Course summary
Planetary health and environmental justice are increasingly recognized as central to nursing practice and to health equity. However, dominant approaches often overlook the structural and relational dimensions of environmental harm, particularly in Indigenous communities, where land, health, and sovereignty are deeply interconnected. This presentation reimagines research as a space for relationality, justice, and healing by integrating Indigenous feminist frameworks and Two-Eyed Seeing. Drawing on community-engaged research with Indigenous survivors of gender-based violence, the session examines how environmental degradation, extractive industries, and colonial power systems contribute to ecological harm and interpersonal violence. Learners introduced to Indigenous approaches to knowledge generation, including storytelling as a methodology and relational accountability as a guiding ethic. Through applied examples, including land-based healing initiatives and Indigenous-led research partnerships, this session demonstrates how research can serve as a tool for environmental justice, structural transformation, and collective healing.
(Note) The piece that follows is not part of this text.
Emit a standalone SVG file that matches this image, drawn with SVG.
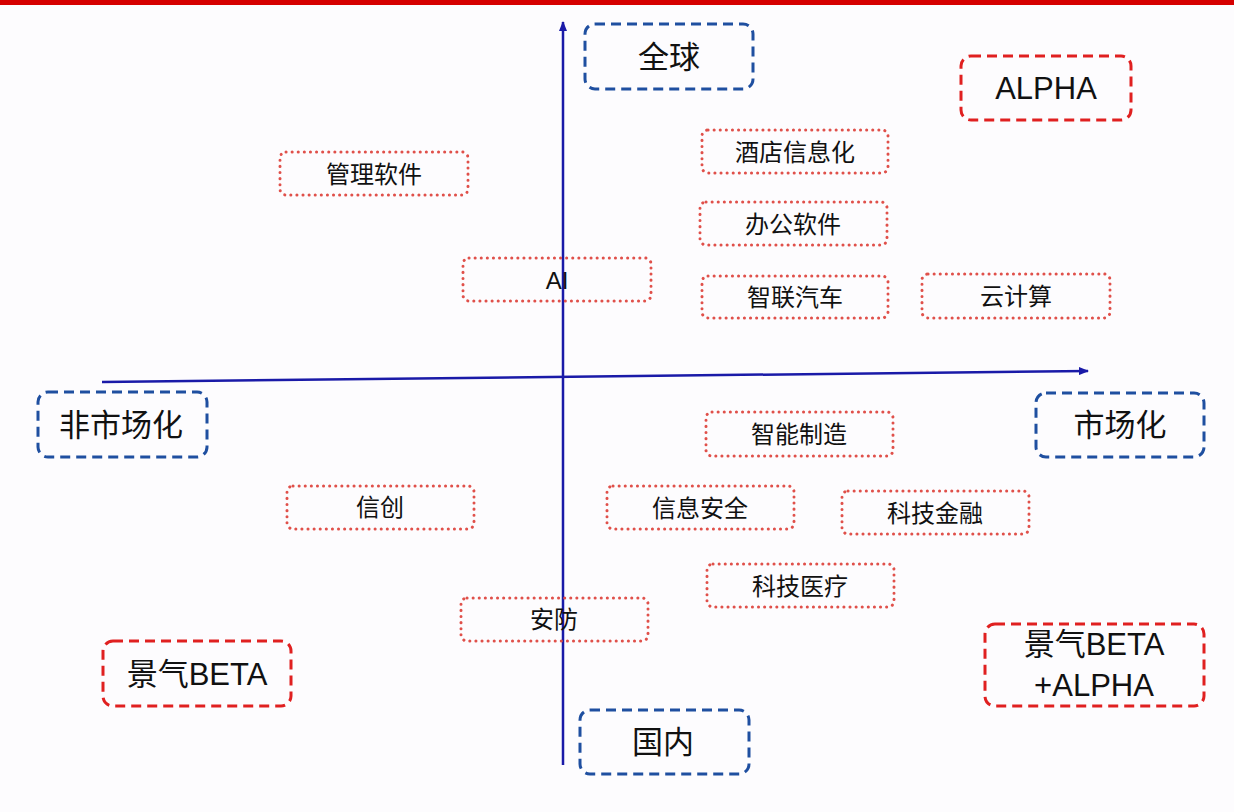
<svg xmlns="http://www.w3.org/2000/svg" width="1234" height="812" viewBox="0 0 1234 812">
<defs>
<style>
.dot{fill:none;stroke:#e0504a;stroke-width:3;stroke-dasharray:0.1 6;stroke-linecap:round}
.bl{fill:none;stroke:#1f4fa0;stroke-width:3;stroke-dasharray:10 6}
.rd{fill:none;stroke:#e02020;stroke-width:3;stroke-dasharray:10 6}
.t{font-family:"Liberation Sans","Noto Sans CJK SC",sans-serif;fill:#111;text-anchor:middle;dominant-baseline:central}
.s{font-size:24px}
.l{font-size:31px}
.ax{stroke:#1a1aa8;stroke-width:2.5;fill:none}
</style>
<marker id="ah" markerWidth="10" markerHeight="8" refX="9" refY="4" orient="auto" markerUnits="userSpaceOnUse"><path d="M0,0 L10,4 L0,8 z" fill="#1a1aa8"/></marker>
</defs>
<rect width="1234" height="812" fill="#fdfcfe"/>
<rect width="1234" height="5" fill="#d60000"/>
<g id="connectors">
<line class="ax" x1="563" y1="765" x2="563" y2="22" marker-end="url(#ah)"/>
<line class="ax" x1="102" y1="382" x2="1088" y2="371" marker-end="url(#ah)"/>
</g>
<g id="n1"><rect class="dot" x="280" y="152" width="188" height="43" rx="6"/><text class="t s" x="374" y="174">管理软件</text></g>
<g id="n2"><rect class="dot" x="702" y="130" width="186" height="43" rx="6"/><text class="t s" x="795" y="152">酒店信息化</text></g>
<g id="n3"><rect class="dot" x="700" y="202" width="187" height="43" rx="6"/><text class="t s" x="793" y="224">办公软件</text></g>
<g id="n4"><rect class="dot" x="463" y="258" width="188" height="43" rx="6"/><text class="t s" x="557" y="280">AI</text></g>
<g id="n5"><rect class="dot" x="702" y="276" width="186" height="42" rx="6"/><text class="t s" x="795" y="297">智联汽车</text></g>
<g id="n6"><rect class="dot" x="922" y="274" width="188" height="44" rx="6"/><text class="t s" x="1016" y="296">云计算</text></g>
<g id="n7"><rect class="dot" x="706" y="412" width="187" height="44" rx="6"/><text class="t s" x="799" y="434">智能制造</text></g>
<g id="n8"><rect class="dot" x="287" y="486" width="187" height="43" rx="6"/><text class="t s" x="380" y="507">信创</text></g>
<g id="n9"><rect class="dot" x="607" y="486" width="187" height="43" rx="6"/><text class="t s" x="700" y="508">信息安全</text></g>
<g id="n10"><rect class="dot" x="842" y="491" width="187" height="43" rx="6"/><text class="t s" x="935" y="513">科技金融</text></g>
<g id="n11"><rect class="dot" x="707" y="564" width="187" height="43" rx="6"/><text class="t s" x="800" y="586">科技医疗</text></g>
<g id="n12"><rect class="dot" x="461" y="598" width="187" height="43" rx="6"/><text class="t s" x="554" y="619">安防</text></g>
<g id="q1"><rect class="bl" x="585" y="24" width="168" height="65" rx="10"/><text class="t l" x="669" y="57">全球</text></g>
<g id="q2"><rect class="bl" x="38" y="392" width="169" height="65" rx="10"/><text class="t l" x="121" y="425">非市场化</text></g>
<g id="q3"><rect class="bl" x="1036" y="393" width="168" height="64" rx="10"/><text class="t l" x="1120" y="425">市场化</text></g>
<g id="q4"><rect class="bl" x="580" y="710" width="169" height="64" rx="10"/><text class="t l" x="663" y="742">国内</text></g>
<g id="r1"><rect class="rd" x="961" y="56" width="170" height="64" rx="10"/><text class="t l" x="1046" y="88">ALPHA</text></g>
<g id="r2"><rect class="rd" x="103" y="641" width="188" height="65" rx="10"/><text class="t l" x="197" y="674">景气BETA</text></g>
<g id="r3"><rect class="rd" x="985" y="624" width="219" height="82" rx="10"/><text class="t l" x="1094" y="644">景气BETA</text><text class="t l" x="1094" y="685">+ALPHA</text></g>
</svg>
The presentation concludes with practical strategies for nurses to integrate planetary health principles, support Indigenous leadership, and advance environmental justice across research, practice, and health systems.
What you'll learn
- Learning Objectives:
- 1. Describe how environmental degradation and colonial systems of power contribute to health inequities and violence in Indigenous communities.
- 2. Explain how Indigenous feminist frameworks and Two-Eyed Seeing inform relational and justice-oriented approaches to planetary health research.
- 3. Identify at least two strategies for integrating environmental justice and relational approaches into nursing research, practice, or health systems.